Gather every line that includes the word "seaborn", please.

### Data provided

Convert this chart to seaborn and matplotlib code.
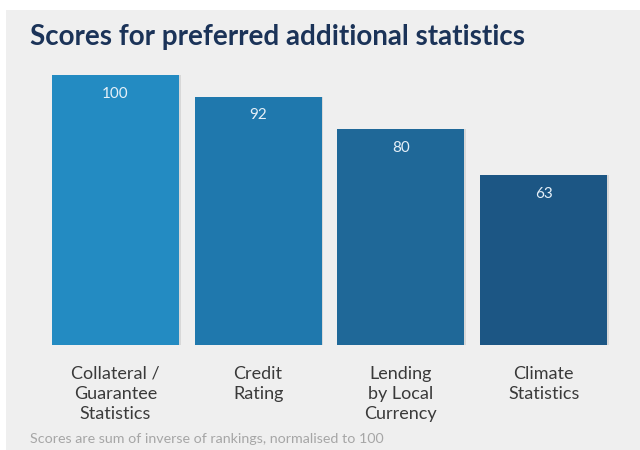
import matplotlib
matplotlib.use("Agg")
import matplotlib.pyplot as plt
import matplotlib.patches as mpatches
import seaborn as sns
import pandas as pd

categories = ["Collateral /\nGuarantee\nStatistics", "Credit\nRating", "Lending\nby Local\nCurrency", "Climate\nStatistics"]
scores = [100, 92, 80, 63]
bar_colors = ["#238bc2", "#1f78ad", "#1f6898", "#1c5684"]

title = "Scores for preferred additional statistics"
footnote = "Scores are sum of inverse of rankings, normalised to 100"

sns.set_theme(style="white")
plt.rcParams["font.family"] = ["Lato", "DejaVu Sans"]

df = pd.DataFrame({"category": categories, "score": scores})

fig = plt.figure(figsize=(6.4, 4.5), dpi=100)
fig.patch.set_facecolor("white")
# light grey card behind the chart
fig.patches.append(mpatches.Rectangle((6 / 640, 0), 1, 1 - 10 / 450,
                                      transform=fig.transFigure, facecolor="#efefef",
                                      edgecolor="none", zorder=-10))

ax = fig.add_axes([44 / 640, 105 / 450, 571 / 640, 270 / 450])
ax.set_facecolor("none")
sns.barplot(data=df, x="category", y="score", hue="category", palette=bar_colors,
            width=0.89, legend=False, ax=ax, saturation=1)

for p in ax.patches:
    p.set_edgecolor("none")
    # soft shadow on the right edge
    shadow = mpatches.Rectangle((p.get_x() + 0.012, p.get_y()), p.get_width(), p.get_height(),
                                facecolor="#d8d8d8", edgecolor="none", zorder=p.get_zorder() - 0.1)
    ax.add_patch(shadow)

for i, v in enumerate(scores):
    ax.text(i, v - 6.9, f"{v}", ha="center", va="center", color="#e6f0f8", fontsize=11)

ax.set_xlim(-0.5, 3.5)
ax.set_ylim(0, 100)
ax.set_xlabel("")
ax.set_ylabel("")
ax.set_yticks([])
ax.tick_params(axis="x", length=0, pad=15, labelsize=13, labelcolor="#3a3a3a")
for lbl in ax.get_xticklabels():
    lbl.set_linespacing(1.3)
    lbl.set_va("top")
for s in ax.spines.values():
    s.set_visible(False)

fig.text(30 / 640, 1 - 37 / 450, title, fontsize=20, fontweight="bold",
         color="#1b3358", ha="left", va="center")
fig.text(30 / 640, 1 - 439 / 450, footnote, fontsize=10.3, color="#a6a6a6",
         ha="left", va="center")

fig.savefig("out.png", dpi=100)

######

- [Answer in full]:
Convert this chart to seaborn and matplotlib code.
import seaborn as sns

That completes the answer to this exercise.